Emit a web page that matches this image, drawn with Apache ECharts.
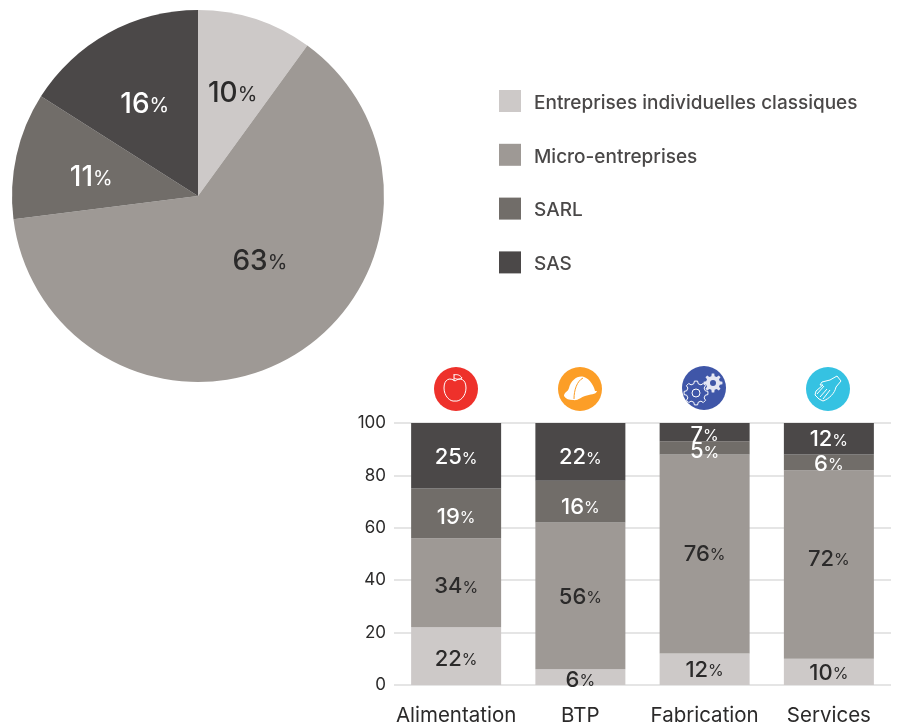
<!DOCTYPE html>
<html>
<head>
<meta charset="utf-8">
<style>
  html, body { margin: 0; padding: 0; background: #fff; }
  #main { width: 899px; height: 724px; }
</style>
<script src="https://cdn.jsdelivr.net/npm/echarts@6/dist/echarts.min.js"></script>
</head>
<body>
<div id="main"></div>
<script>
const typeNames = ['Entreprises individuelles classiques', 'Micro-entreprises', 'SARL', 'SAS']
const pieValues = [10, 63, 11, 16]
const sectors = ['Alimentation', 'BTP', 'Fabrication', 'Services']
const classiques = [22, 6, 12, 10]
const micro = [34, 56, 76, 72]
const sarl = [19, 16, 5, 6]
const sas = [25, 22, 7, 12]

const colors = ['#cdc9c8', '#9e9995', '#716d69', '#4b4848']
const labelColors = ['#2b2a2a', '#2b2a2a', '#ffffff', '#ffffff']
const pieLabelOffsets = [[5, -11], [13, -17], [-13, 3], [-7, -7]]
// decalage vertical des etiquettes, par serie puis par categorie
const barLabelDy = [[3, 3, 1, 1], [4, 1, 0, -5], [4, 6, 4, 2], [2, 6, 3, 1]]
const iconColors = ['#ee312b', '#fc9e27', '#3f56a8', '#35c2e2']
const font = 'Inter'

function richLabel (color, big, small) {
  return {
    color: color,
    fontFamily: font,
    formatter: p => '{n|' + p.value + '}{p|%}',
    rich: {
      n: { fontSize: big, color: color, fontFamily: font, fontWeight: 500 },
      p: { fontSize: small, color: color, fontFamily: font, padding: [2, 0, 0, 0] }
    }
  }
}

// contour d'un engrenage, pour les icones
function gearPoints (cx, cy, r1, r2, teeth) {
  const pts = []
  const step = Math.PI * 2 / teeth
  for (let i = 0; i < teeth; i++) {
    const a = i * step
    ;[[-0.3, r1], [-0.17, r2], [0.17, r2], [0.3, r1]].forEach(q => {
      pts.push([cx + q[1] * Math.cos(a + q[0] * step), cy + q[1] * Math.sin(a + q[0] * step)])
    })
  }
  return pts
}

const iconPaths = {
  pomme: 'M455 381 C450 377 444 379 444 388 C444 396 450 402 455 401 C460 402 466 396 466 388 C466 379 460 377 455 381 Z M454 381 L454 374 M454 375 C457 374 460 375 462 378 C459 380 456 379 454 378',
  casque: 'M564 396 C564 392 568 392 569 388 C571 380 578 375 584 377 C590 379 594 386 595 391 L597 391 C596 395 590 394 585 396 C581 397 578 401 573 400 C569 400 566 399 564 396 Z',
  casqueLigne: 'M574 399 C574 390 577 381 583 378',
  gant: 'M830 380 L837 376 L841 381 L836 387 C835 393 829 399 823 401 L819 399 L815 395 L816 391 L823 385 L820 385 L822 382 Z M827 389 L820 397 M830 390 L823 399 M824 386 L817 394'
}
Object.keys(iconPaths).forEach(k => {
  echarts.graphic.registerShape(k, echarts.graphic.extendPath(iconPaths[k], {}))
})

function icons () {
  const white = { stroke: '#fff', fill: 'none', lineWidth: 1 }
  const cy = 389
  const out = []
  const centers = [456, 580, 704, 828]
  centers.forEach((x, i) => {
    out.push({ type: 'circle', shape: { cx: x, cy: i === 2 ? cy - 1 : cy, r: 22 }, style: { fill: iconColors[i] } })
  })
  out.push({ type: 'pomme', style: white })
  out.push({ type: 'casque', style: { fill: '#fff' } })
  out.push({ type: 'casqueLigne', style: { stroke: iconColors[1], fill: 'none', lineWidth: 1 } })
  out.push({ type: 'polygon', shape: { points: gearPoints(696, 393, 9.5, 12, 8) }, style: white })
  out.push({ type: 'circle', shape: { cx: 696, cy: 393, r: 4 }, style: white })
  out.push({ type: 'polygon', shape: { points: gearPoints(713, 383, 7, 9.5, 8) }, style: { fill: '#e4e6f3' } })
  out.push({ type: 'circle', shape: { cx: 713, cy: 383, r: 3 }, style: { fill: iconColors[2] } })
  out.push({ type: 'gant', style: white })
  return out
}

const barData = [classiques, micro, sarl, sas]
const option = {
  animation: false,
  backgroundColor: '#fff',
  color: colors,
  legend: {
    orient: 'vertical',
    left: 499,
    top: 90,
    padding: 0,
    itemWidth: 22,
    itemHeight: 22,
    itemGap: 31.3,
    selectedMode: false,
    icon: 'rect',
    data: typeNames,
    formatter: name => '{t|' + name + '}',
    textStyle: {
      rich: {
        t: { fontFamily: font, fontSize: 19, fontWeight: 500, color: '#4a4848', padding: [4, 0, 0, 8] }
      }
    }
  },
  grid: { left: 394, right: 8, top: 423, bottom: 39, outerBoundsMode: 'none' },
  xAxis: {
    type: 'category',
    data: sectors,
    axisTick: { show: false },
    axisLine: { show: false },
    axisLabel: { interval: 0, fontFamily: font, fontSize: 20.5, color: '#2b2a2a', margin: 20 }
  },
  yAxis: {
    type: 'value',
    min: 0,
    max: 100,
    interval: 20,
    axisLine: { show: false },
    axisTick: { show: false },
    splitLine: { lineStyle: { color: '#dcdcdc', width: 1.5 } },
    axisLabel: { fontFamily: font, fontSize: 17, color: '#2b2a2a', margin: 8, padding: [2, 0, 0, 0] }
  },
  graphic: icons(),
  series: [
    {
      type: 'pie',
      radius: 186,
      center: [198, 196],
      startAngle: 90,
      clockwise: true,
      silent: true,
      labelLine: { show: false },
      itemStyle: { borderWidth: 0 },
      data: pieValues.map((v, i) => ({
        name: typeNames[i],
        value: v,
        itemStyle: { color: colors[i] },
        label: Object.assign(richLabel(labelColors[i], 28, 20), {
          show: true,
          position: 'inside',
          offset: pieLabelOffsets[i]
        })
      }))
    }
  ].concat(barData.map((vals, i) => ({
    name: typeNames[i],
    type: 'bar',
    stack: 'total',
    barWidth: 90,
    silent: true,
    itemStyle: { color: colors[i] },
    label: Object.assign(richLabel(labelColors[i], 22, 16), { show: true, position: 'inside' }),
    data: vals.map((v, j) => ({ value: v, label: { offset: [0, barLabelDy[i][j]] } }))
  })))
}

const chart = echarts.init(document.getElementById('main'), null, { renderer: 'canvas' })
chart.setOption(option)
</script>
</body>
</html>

...

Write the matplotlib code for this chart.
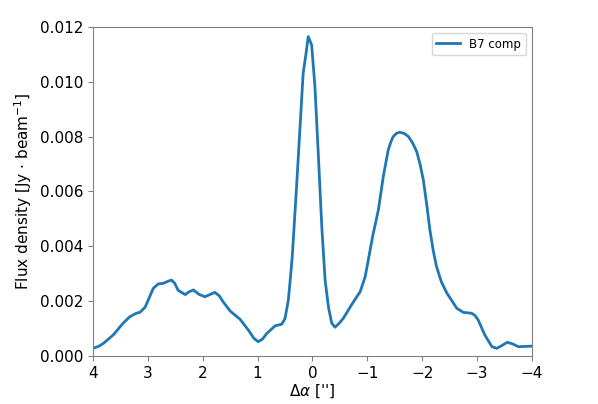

--

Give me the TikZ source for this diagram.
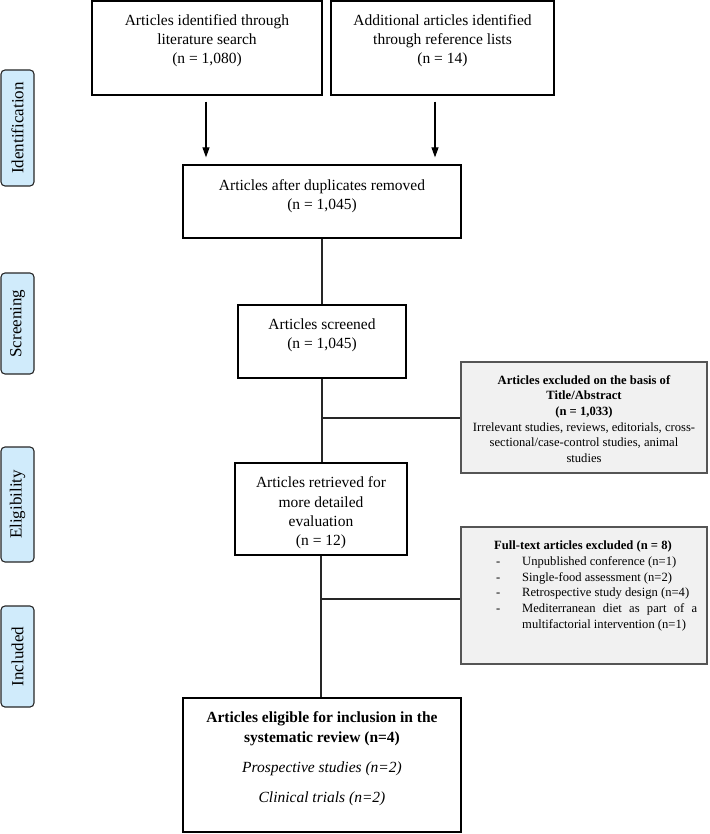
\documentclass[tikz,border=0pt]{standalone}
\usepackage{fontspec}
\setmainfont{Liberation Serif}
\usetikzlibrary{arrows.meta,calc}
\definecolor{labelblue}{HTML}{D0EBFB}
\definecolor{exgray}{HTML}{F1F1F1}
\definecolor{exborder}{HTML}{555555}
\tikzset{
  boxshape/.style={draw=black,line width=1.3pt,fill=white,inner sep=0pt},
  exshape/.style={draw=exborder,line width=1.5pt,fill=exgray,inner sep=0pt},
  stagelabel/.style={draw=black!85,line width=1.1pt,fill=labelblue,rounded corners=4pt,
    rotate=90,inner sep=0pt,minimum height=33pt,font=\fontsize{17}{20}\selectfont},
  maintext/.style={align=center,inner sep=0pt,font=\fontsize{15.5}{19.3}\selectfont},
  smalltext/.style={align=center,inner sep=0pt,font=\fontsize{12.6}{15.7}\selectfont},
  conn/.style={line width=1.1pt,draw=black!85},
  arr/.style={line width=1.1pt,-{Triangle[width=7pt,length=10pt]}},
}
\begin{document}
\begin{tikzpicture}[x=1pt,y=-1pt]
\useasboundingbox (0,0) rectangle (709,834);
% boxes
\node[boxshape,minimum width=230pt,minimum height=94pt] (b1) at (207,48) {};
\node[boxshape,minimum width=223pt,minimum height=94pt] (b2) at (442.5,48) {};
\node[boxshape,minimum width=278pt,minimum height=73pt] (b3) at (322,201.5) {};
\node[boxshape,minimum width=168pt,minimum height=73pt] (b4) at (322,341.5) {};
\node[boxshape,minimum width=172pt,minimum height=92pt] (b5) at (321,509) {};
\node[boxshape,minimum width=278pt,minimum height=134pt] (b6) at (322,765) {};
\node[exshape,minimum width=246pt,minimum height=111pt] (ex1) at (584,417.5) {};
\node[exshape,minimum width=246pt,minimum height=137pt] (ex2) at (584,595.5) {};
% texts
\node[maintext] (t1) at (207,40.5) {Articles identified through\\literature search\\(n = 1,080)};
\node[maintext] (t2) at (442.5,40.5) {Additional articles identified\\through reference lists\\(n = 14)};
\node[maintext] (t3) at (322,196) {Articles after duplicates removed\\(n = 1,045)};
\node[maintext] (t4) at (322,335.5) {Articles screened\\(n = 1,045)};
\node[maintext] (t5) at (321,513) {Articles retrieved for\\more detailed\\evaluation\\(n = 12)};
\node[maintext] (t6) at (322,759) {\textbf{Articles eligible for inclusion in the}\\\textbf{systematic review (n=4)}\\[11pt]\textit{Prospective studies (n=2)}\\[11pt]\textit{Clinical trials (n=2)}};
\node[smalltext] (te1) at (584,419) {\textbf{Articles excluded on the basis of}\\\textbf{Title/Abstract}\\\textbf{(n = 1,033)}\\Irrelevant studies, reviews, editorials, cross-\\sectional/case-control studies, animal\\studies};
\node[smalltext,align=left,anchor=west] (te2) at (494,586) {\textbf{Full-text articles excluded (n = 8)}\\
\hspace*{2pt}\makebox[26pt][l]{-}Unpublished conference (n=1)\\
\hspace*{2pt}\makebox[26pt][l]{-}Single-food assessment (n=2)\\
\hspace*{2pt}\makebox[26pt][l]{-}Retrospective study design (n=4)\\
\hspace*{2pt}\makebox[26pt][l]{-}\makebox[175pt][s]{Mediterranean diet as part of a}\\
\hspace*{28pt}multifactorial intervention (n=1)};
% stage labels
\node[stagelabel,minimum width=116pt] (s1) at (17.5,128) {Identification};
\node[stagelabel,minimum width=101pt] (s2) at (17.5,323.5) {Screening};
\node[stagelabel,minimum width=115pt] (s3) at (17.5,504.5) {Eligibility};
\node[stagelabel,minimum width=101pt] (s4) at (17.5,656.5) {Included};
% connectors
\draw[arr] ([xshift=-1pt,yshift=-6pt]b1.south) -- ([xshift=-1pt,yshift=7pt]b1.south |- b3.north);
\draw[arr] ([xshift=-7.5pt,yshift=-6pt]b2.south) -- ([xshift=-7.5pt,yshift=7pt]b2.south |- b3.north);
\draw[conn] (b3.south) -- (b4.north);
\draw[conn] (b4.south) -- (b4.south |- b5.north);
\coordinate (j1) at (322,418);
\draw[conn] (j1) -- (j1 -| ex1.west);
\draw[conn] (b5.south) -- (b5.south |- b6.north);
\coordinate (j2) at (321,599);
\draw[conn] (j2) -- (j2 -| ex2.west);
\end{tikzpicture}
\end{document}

▶ Direction
Starting at the line containing "Emit a web page" and stopping after the line containing "const font = 'Inter'", give the lines again exactly and leave out every image.

▶ Solved problem
Emit a web page that matches this image, drawn with Apache ECharts.
<!DOCTYPE html>
<html>
<head>
<meta charset="utf-8">
<style>
  html, body { margin: 0; padding: 0; background: #fff; }
  #main { width: 899px; height: 724px; }
</style>
<script src="https://cdn.jsdelivr.net/npm/echarts@6/dist/echarts.min.js"></script>
</head>
<body>
<div id="main"></div>
<script>
const typeNames = ['Entreprises individuelles classiques', 'Micro-entreprises', 'SARL', 'SAS']
const pieValues = [10, 63, 11, 16]
const sectors = ['Alimentation', 'BTP', 'Fabrication', 'Services']
const classiques = [22, 6, 12, 10]
const micro = [34, 56, 76, 72]
const sarl = [19, 16, 5, 6]
const sas = [25, 22, 7, 12]

const colors = ['#cdc9c8', '#9e9995', '#716d69', '#4b4848']
const labelColors = ['#2b2a2a', '#2b2a2a', '#ffffff', '#ffffff']
const pieLabelOffsets = [[5, -11], [13, -17], [-13, 3], [-7, -7]]
// decalage vertical des etiquettes, par serie puis par categorie
const barLabelDy = [[3, 3, 1, 1], [4, 1, 0, -5], [4, 6, 4, 2], [2, 6, 3, 1]]
const iconColors = ['#ee312b', '#fc9e27', '#3f56a8', '#35c2e2']
const font = 'Inter'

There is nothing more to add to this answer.